** Start RECORDS TO USE **
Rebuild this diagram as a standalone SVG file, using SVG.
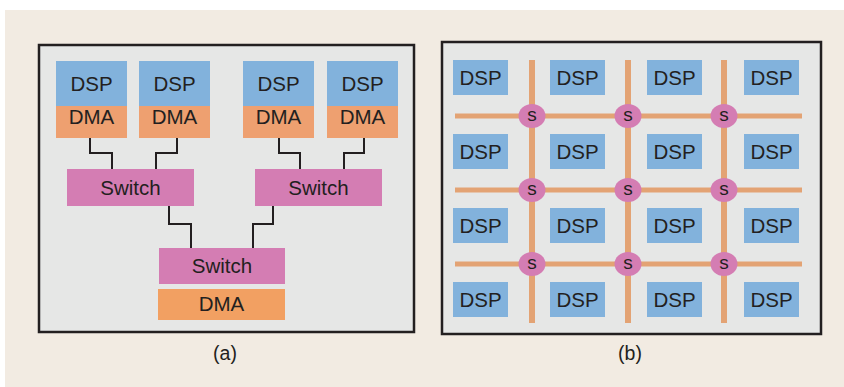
** End RECORDS TO USE **
** Start RECORDS TO USE **
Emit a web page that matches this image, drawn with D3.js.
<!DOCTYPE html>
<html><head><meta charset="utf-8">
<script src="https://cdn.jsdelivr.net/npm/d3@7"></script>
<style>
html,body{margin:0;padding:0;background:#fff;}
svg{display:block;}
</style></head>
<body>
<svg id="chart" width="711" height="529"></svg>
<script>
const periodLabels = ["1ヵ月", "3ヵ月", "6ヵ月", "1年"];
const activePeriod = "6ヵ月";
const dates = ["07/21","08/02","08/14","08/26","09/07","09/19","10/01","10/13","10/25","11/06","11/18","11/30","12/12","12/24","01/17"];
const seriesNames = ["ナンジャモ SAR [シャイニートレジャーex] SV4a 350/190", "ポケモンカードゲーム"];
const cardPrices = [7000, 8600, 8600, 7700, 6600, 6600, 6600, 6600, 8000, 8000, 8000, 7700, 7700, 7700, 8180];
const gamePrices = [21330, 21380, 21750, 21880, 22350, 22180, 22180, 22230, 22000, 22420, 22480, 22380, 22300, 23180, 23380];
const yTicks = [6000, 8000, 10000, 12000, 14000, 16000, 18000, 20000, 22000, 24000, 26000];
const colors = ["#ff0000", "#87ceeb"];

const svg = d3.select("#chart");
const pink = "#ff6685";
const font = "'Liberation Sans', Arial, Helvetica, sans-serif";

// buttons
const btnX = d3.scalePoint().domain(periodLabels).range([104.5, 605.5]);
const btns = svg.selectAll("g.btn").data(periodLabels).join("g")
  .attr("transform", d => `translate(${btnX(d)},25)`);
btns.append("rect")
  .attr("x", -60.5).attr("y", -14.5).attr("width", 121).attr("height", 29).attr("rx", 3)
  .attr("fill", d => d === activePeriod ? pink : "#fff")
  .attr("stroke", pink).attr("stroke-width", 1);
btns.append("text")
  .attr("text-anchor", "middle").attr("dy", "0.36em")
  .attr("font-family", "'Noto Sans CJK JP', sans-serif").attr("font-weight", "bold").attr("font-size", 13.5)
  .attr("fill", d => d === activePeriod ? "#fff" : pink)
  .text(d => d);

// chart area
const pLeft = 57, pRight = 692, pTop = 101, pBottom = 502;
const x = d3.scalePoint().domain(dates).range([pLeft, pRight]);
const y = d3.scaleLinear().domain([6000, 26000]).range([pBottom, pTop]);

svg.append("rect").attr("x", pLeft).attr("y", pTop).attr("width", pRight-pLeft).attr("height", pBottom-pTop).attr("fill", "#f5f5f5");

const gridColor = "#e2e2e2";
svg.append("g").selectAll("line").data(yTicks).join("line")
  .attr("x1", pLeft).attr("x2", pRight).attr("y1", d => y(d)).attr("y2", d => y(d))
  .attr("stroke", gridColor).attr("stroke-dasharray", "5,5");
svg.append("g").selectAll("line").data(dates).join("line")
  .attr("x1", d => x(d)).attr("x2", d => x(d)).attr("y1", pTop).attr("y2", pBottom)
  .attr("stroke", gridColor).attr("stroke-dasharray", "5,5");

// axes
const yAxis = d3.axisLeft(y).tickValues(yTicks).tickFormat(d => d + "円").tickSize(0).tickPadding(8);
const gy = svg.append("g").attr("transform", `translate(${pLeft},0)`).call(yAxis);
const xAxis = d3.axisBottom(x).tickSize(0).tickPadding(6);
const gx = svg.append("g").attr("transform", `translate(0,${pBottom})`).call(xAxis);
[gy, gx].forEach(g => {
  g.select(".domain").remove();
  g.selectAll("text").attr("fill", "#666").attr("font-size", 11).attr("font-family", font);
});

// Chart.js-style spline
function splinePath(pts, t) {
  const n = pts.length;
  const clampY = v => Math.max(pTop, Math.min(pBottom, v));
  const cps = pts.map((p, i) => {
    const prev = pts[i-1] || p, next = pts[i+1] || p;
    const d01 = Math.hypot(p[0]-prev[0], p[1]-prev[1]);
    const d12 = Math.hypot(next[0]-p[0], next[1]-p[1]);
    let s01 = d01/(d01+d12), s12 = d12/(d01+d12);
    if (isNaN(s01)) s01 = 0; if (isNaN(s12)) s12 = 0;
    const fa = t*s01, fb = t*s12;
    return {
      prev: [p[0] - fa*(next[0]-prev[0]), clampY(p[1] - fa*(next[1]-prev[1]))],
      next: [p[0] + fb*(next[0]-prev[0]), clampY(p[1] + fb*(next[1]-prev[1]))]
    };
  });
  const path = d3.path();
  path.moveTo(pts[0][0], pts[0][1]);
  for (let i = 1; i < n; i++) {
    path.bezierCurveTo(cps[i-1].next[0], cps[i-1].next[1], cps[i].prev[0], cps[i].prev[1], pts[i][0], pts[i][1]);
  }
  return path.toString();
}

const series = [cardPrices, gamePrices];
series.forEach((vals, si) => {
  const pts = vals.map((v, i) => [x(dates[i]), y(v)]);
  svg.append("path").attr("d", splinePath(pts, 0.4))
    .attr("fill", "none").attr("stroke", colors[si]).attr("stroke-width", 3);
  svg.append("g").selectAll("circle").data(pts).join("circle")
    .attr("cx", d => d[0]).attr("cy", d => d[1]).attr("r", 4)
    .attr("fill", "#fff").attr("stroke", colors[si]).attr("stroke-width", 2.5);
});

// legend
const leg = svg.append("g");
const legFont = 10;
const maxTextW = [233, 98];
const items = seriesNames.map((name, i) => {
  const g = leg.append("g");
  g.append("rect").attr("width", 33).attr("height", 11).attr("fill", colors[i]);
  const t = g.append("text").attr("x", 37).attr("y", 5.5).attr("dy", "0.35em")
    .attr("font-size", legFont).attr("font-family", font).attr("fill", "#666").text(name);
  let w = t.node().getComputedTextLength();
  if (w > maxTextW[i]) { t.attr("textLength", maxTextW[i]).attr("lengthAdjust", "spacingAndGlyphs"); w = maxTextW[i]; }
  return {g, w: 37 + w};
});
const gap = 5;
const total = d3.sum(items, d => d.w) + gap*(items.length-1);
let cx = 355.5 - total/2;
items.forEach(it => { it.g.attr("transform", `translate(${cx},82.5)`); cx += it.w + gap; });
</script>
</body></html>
** End RECORDS TO USE **
■ **DIRECTION**
Reply with one number only: how many lines of the listing hold "this"?

■ **RESULT**
2